Look through the lines and report how many include the word "that", giving nothing but the number.

**DATA EXTRACT**
● ● ● ● ● ● ●

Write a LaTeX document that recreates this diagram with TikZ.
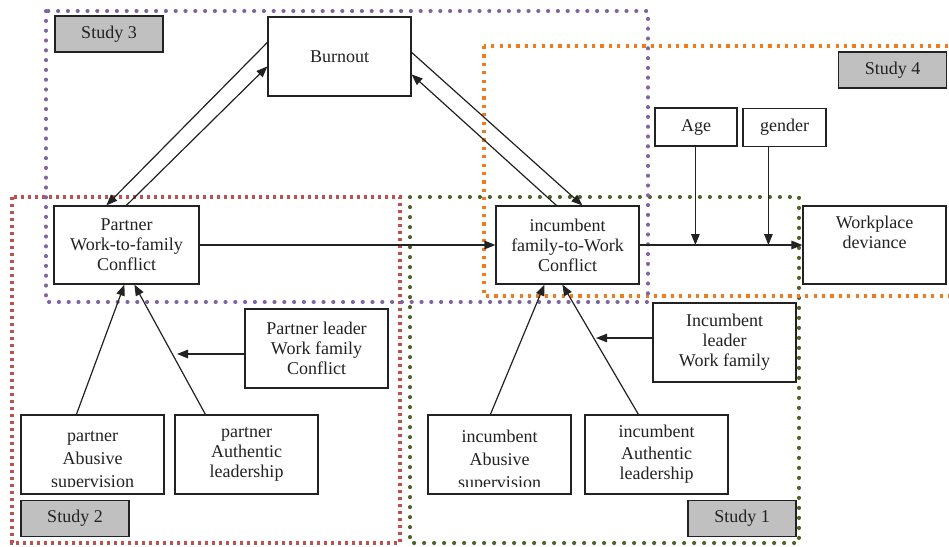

● ● ● ● ● ● ●

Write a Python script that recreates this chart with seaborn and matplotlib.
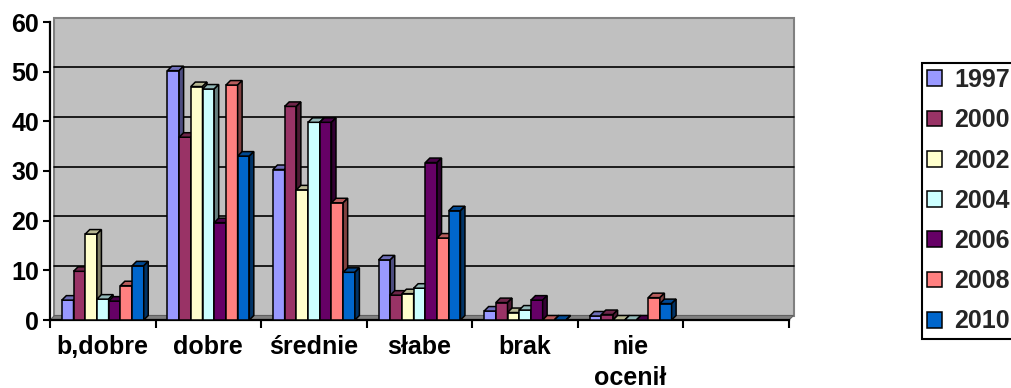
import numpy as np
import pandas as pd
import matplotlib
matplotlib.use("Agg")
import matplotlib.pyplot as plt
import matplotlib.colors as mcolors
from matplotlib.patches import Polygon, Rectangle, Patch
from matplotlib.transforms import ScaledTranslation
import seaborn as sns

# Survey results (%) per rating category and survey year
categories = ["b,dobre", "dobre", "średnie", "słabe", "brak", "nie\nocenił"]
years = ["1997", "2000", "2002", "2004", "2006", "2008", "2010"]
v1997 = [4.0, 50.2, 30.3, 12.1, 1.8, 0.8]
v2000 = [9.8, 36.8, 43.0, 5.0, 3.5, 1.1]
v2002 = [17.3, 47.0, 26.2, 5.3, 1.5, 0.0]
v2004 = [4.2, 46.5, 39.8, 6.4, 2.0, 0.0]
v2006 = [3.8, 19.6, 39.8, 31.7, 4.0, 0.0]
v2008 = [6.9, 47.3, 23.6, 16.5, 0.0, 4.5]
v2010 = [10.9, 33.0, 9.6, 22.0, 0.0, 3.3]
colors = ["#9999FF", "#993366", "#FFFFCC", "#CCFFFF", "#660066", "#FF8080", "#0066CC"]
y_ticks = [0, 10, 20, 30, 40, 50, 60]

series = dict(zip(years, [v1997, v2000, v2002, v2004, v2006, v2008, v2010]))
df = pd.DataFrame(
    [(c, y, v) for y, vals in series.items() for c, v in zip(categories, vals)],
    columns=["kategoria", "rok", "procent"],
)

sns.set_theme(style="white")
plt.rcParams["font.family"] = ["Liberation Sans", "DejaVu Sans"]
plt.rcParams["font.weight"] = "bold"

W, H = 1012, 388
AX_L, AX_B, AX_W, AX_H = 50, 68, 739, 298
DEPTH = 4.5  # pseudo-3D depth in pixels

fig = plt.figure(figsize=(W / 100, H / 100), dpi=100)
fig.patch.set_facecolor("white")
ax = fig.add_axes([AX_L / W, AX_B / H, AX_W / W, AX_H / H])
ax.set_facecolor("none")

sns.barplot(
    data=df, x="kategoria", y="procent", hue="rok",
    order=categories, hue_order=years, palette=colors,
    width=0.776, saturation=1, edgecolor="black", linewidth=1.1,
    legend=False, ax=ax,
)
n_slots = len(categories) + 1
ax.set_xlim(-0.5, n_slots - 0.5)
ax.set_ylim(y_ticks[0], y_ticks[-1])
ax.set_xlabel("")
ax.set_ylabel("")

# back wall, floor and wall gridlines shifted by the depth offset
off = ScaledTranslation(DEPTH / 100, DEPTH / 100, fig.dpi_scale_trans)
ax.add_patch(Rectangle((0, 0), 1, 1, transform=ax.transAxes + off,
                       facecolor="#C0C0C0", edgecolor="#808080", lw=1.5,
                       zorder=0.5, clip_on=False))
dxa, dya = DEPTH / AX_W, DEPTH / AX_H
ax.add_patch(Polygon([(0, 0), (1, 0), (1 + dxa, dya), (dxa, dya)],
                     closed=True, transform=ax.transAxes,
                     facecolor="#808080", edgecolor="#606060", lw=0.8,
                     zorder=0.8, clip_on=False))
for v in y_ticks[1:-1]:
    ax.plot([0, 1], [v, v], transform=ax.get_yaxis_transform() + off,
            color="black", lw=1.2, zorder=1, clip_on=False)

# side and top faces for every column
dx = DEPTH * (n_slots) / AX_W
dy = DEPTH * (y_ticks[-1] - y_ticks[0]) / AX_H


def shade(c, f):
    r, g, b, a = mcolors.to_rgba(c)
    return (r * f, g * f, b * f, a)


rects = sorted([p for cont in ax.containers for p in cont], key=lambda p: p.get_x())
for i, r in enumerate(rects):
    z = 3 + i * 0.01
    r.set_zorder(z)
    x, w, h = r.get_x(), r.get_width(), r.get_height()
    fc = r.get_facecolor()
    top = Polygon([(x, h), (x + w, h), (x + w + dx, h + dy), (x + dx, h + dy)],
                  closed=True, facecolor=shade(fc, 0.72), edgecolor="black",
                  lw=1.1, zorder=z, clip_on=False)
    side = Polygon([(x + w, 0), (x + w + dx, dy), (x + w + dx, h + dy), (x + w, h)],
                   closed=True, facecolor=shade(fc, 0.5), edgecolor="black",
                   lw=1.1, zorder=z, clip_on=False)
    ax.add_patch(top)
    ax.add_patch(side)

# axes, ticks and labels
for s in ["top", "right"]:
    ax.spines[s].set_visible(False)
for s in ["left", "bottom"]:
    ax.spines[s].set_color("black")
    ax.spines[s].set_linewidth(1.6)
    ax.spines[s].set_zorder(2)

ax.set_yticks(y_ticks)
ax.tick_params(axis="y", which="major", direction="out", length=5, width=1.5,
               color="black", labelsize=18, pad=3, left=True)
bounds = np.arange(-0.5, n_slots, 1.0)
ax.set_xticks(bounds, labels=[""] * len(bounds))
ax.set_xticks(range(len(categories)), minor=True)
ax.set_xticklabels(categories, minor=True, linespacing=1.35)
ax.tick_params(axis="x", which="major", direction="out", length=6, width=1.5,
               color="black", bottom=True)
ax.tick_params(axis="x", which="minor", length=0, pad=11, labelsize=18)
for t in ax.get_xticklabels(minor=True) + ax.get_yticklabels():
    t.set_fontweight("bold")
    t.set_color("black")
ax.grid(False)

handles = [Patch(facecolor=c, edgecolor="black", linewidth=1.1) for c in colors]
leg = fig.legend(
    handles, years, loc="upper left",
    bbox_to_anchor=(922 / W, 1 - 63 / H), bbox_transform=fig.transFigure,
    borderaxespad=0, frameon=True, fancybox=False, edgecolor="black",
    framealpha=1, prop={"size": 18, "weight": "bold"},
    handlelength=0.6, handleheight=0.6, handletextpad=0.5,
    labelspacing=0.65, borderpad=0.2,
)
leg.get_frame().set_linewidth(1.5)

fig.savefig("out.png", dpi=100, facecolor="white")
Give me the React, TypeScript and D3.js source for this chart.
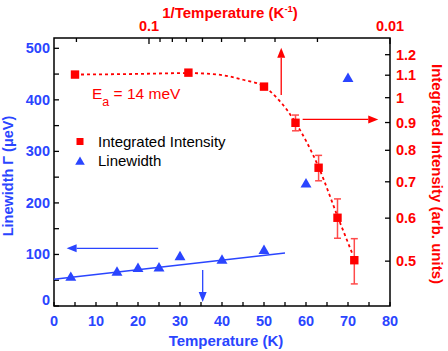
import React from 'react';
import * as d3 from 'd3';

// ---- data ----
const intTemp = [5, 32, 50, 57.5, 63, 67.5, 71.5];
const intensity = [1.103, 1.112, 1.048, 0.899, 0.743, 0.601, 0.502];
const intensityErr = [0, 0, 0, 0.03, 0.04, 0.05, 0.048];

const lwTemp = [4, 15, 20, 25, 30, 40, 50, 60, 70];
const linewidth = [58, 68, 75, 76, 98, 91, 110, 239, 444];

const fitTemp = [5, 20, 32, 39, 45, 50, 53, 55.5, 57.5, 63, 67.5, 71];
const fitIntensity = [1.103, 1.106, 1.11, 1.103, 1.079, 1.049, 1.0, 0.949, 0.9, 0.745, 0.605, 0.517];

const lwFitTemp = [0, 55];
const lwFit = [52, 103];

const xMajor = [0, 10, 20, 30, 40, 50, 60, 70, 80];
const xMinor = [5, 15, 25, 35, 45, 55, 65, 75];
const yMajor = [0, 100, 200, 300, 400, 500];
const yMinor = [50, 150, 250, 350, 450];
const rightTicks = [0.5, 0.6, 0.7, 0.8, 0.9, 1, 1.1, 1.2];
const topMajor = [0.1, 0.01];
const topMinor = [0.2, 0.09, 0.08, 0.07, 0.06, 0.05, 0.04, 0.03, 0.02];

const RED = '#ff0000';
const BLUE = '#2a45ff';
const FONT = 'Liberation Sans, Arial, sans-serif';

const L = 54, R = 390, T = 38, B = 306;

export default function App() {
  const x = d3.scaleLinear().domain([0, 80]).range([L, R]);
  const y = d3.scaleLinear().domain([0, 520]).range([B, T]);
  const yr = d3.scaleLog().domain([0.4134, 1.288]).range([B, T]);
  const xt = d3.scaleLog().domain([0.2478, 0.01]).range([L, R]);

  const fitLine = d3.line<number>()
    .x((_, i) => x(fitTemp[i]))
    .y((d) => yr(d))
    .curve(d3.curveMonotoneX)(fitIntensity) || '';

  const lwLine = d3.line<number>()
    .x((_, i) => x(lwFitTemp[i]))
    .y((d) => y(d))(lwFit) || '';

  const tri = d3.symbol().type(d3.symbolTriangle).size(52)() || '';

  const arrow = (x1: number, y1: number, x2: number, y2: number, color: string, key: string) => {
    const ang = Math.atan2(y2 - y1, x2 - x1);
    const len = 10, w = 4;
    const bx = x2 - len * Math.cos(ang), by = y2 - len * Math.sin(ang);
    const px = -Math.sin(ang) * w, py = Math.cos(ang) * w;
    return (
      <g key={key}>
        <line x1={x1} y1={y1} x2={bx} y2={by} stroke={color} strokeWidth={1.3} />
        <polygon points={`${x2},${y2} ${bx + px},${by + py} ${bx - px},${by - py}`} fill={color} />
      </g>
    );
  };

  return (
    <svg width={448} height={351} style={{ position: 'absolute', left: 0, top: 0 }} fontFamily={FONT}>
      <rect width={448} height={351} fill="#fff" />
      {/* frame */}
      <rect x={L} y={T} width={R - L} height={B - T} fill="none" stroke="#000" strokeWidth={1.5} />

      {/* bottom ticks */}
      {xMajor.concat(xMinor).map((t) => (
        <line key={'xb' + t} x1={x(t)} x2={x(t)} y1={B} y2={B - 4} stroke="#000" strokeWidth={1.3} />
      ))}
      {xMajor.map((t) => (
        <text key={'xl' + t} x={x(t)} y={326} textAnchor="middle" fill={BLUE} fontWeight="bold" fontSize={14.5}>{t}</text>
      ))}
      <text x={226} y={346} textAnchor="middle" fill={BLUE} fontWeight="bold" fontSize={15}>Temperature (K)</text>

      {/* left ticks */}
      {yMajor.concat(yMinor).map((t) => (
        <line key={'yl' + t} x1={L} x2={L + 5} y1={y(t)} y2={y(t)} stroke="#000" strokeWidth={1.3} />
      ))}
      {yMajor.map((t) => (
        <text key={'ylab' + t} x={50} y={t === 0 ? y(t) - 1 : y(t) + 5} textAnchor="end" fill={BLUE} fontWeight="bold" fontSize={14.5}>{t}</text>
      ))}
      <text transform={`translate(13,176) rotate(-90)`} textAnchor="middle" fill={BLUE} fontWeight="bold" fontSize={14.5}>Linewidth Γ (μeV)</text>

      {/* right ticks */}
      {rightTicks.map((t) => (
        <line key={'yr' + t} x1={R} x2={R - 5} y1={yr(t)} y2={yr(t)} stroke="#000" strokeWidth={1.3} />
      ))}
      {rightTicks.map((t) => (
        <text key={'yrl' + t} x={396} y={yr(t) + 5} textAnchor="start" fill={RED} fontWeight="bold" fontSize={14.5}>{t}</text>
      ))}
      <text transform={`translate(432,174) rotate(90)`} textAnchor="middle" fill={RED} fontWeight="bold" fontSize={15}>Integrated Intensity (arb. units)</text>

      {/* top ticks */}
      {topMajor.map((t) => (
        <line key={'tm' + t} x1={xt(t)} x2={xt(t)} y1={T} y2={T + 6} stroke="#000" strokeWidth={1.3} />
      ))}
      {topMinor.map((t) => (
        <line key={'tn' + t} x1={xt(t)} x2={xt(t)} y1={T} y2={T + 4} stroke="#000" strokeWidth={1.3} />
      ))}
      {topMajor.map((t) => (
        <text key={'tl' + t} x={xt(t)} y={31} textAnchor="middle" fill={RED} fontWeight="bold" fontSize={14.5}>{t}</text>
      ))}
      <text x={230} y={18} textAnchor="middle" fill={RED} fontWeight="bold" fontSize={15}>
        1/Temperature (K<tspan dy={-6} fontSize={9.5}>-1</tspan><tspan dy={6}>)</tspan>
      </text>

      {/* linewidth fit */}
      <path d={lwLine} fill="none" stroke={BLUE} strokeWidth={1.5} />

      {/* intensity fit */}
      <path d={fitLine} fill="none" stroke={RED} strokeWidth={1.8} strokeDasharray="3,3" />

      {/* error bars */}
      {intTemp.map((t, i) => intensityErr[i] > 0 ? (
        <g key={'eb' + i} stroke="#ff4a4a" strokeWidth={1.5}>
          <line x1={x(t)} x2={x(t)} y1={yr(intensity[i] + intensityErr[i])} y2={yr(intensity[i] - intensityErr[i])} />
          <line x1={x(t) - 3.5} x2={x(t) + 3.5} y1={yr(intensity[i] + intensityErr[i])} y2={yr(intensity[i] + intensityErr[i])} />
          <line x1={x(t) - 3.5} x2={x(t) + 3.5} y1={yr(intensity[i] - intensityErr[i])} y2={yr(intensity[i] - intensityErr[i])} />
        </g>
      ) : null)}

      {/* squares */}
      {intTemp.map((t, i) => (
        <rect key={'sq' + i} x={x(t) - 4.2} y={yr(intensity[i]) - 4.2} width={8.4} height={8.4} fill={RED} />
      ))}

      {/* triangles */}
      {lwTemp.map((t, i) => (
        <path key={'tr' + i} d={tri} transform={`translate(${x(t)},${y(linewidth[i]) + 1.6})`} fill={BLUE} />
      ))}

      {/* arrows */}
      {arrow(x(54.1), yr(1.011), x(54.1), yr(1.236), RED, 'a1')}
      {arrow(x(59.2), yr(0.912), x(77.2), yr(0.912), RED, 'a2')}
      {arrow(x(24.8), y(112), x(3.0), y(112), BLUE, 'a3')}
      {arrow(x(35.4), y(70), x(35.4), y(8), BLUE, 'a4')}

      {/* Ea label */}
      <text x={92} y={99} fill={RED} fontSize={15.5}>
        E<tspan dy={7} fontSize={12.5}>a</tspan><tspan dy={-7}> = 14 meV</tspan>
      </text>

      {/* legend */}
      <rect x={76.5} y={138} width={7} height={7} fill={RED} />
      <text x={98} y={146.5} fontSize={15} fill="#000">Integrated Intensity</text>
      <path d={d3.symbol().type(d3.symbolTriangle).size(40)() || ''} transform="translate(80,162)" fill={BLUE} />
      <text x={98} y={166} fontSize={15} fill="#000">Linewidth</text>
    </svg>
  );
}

● ● ● ● ● ● ●

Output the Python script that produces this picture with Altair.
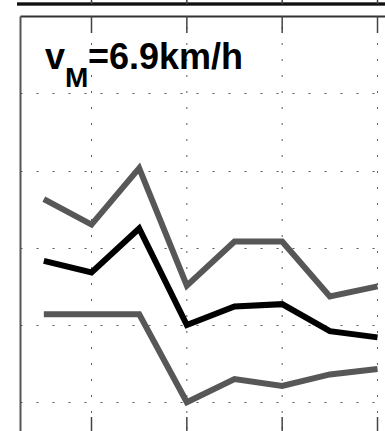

● ● ● ● ● ● ●

**WRITTEN REPLY**
3